Q: I have a Macbook Pro running Snow Leopard.  I have heard that there is a new operating system that was released recently.  Do I have to update my system?  Are there benefits of doing this?
Apple have recently released Lion, the successor to Snow Leopard.  Before even considering upgrading to Lion, you should check that it is possible to upgrade.  Click the ? (Apple) icon at the top left of your screen, then click About This Mac to make sure your Macbook has an Intel Core 2 Duo, Core i3, Core i5, Core i7, or Xeon processor. Although Lion, the new OSX upgrade, boasts over 250 new features, it is still very much in its early stages; there are a number of applications that are not yet compatible with this new release, and features that don’t work exactly how they are supposed to.  You can check your apps compatibility here: http://tiny.cc/mc5zl Apple is working hard to remedy these issues, and has already released an update for Lion which includes general operating system fixes.
While these compatibility issues and any other problems will surely be ironed out almost as quick as they arise, it still may pay to wait until a stable release of Lion is available.  There is definitely no rush, as Apple will still support Snow Leopard at least until they release an OS to succeed Lion.  You can read more about the new features in Lion here: http://tiny.cc/iu72y
Q:Every time I switch on my computer it asks whether I want to do a Disk Check or not.  There is a countdown giving me the chance to cancel it.  I always just hit cancel and then when it boots into Windows everything seems fine.  Is this something I should worry about? My computer has Windows XP SP3 installed; with 1.5GB RAM and a 160GB Hard drive.
This is Windows’ way of telling you that something isn’t quite right with the files and folders on your drive.  This can come from shutting down the computer incorrectly, a failed update, or even bad sectors on a hard drive.  The first thing you should do is let the disk check run, if it finds errors then it will try to fix them itself.  If the issue is not resolved, and the message continues to appear whenever you switch on your computer, then it could be something more serious, and could be a sign that your hard drive is failing.  If this is the case then it might be time to have a computer technician take a look at it for you – ignoring a problem like this can lead to data loss.

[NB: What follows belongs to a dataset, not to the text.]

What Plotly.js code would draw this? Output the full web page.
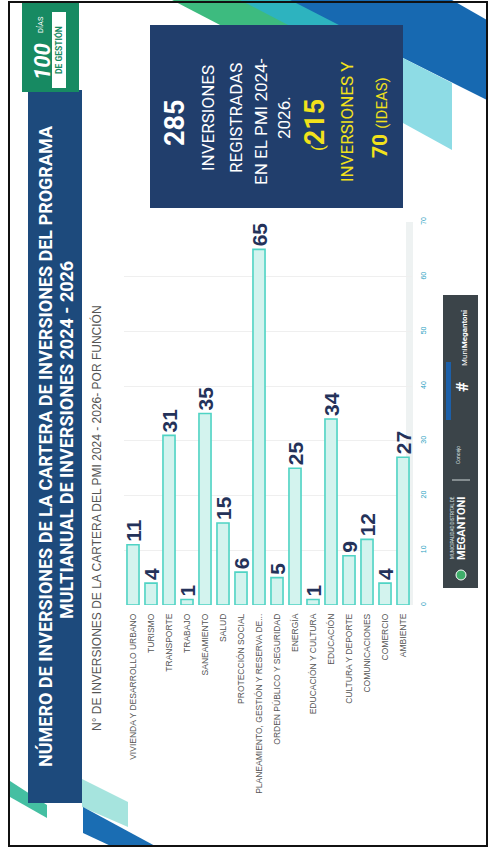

Q: I have just bought an iPhone and my friends are telling me that I should ‘Jailbreak’ it.  They said that if I do then I would be able to get games and apps for free.  I am worried that this might harm my phone, or even void the warranty – but I do like the idea of getting games for free.  Can you give me more information about the ‘Jailbreak’ for the iPhone?
The iPhone has a seemingly endless list of functions and features, but with this list comes many restrictions set in place by Apple.  These restrictions mean that only Apple authorised applications can be run or installed, certain functionality is missing, and there are limitations to some of the configuration.
Jailbreaking an iPhone allows you to install unauthorised apps and modifications.  These applications are free, but jailbreaking an iPhone doesn’t come without risks.  Because Apple does not regulate these free apps, there is no telling what code the developer has included, malicious or otherwise.  There is also a risk of downloading material that is in breach of copyright, therefore rendering the activity illegal.  Apple states that after jailbreaking an iPhone can become unstable and unreliable, and that the process may void the warranty.  While there may be benefits of jailbreaking your iPhone, it is at your own risk.